Officials stress that the youth programme is not an isolated initiative but an accelerator of the National Development Plan adopted in 2022. Eighty youth-centred projects are distributed across four pillars: education, employment, entrepreneurship and reproductive health. The government pledges 5,000 additional seats in vocational institutes, recruitment of 6,700 civil servants and 3,300 new teaching positions, while a solidarity-based mechanism seeks to place 4,000 graduates in private enterprises through wage-sharing arrangements. By weaving these interventions into the macro-development fabric, planners hope to raise technical-track enrolment to seventy per cent, a threshold identified by UN-Habitat as critical for industrial diversification in resource-rich economies.

Unesco and UN Expertise Underpin Methodological Rigour

The policy’s architecture benefited from a joint Unesco and UN Youth technical audit, ensuring consistency with best practices espoused in the 2021 Global Youth Development Index. Brice Olivier Kamwa Ndjatang, Unesco’s acting resident representative, argued that the Congolese document “mirrors international standards while remaining locally owned.” Analysts in Brazzaville highlight that such external validation can reassure investors and multilateral lenders who increasingly weigh governance quality in their portfolio decisions. It also allows the government to benchmark progress against peers such as Rwanda and Ghana, both of which have integrated youth scorecards into medium-term expenditure frameworks.
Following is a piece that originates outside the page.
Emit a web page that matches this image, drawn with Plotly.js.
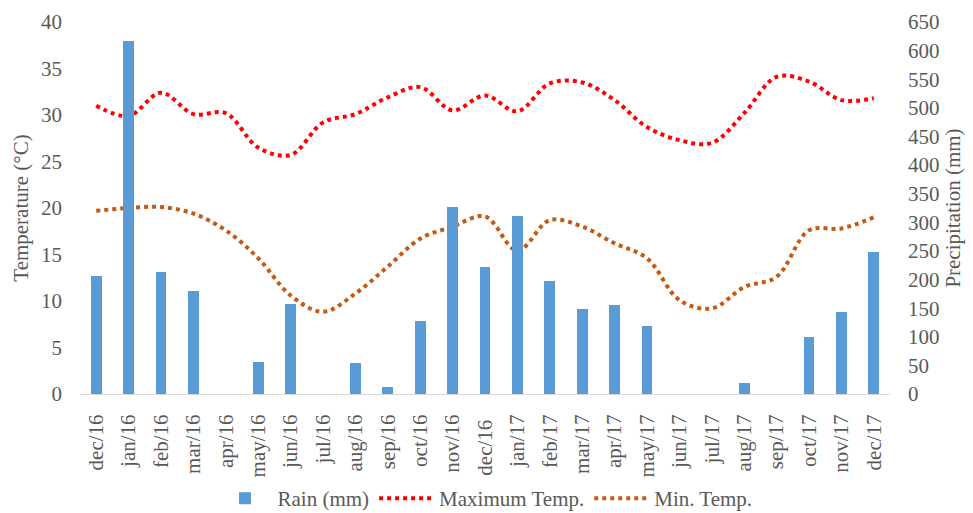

Metrics, Mapping and the Pursuit of Accountability

Émile Éba, interim chief-of-staff at the Ministry of Economy, insisted that accountability mechanisms are woven into the policy’s fabric. Key indicators include employment absorption rates, literacy improvements and associative participation, each disaggregated by district to expose regional disparities. A geospatial vulnerability map will inform the sequencing of interventions, directing seed capital to districts where under-employment exceeds fifty per cent. Such data-driven governance aligns with the African Union Agenda 2063, which calls for evidence-based public spending to maximise developmental returns.

Private Sector Engagement and Entrepreneurial Drive

While the state remains the country’s largest employer, officials acknowledge that sustainable job creation hinges on a more vibrant private sector. The policy therefore introduces a fiscal credit for firms hiring first-time job-seekers and simplifies start-up registration to under forty-eight hours, echoing reforms recently enacted in Côte d’Ivoire. Congolese banks, under moral suasion from the Central Bank of Central African States, are expected to earmark three per cent of their loan books for youth-led enterprises by end-2026. Early reactions from the Chamber of Commerce suggest cautious optimism, with board member Rodrigue Okemba noting that “predictable policy signals reduce hiring risk and expand our appetite for apprenticeship contracts.”

Education and Technical Training as Growth Catalysts

Beyond immediate job placements, the strategy emphasises human-capital formation. Curriculum reform in secondary schools will inject modules on coding, renewable energy maintenance and agri-processing, areas identified by the International Labour Organization as high-growth in Central Africa (ILO 2024). The government is negotiating with equipment suppliers from South Korea to modernise training centres, while a memorandum signed with the African Union’s Centers of Excellence programme will provide instructor exchanges. By positioning technical education as a prestige pathway rather than a residual choice, Brazzaville hopes to recalibrate societal perceptions and attract private investment into vocational infrastructure.

Long-Term Outlook for a Predominantly Young Nation

Strategists in the presidency privately concede that the twelve-point unemployment reduction is ambitious, yet they argue that the broader narrative matters as much as the numeric target. A visible mobilisation around youth can enhance social cohesion, bolster investor confidence and reinforce Congo-Brazzaville’s standing in regional diplomacy, particularly as the Economic Community of Central African States debates a common labour mobility framework. Should the policy meet even two-thirds of its goals, the country would enter the next electoral cycle with a more skilled workforce, a deeper domestic market and a renewed sense of collective purpose. In that scenario, the youthful majority, often described as the nation’s spearhead, could indeed turn into a stabilising mainstay of the Republic’s economic future.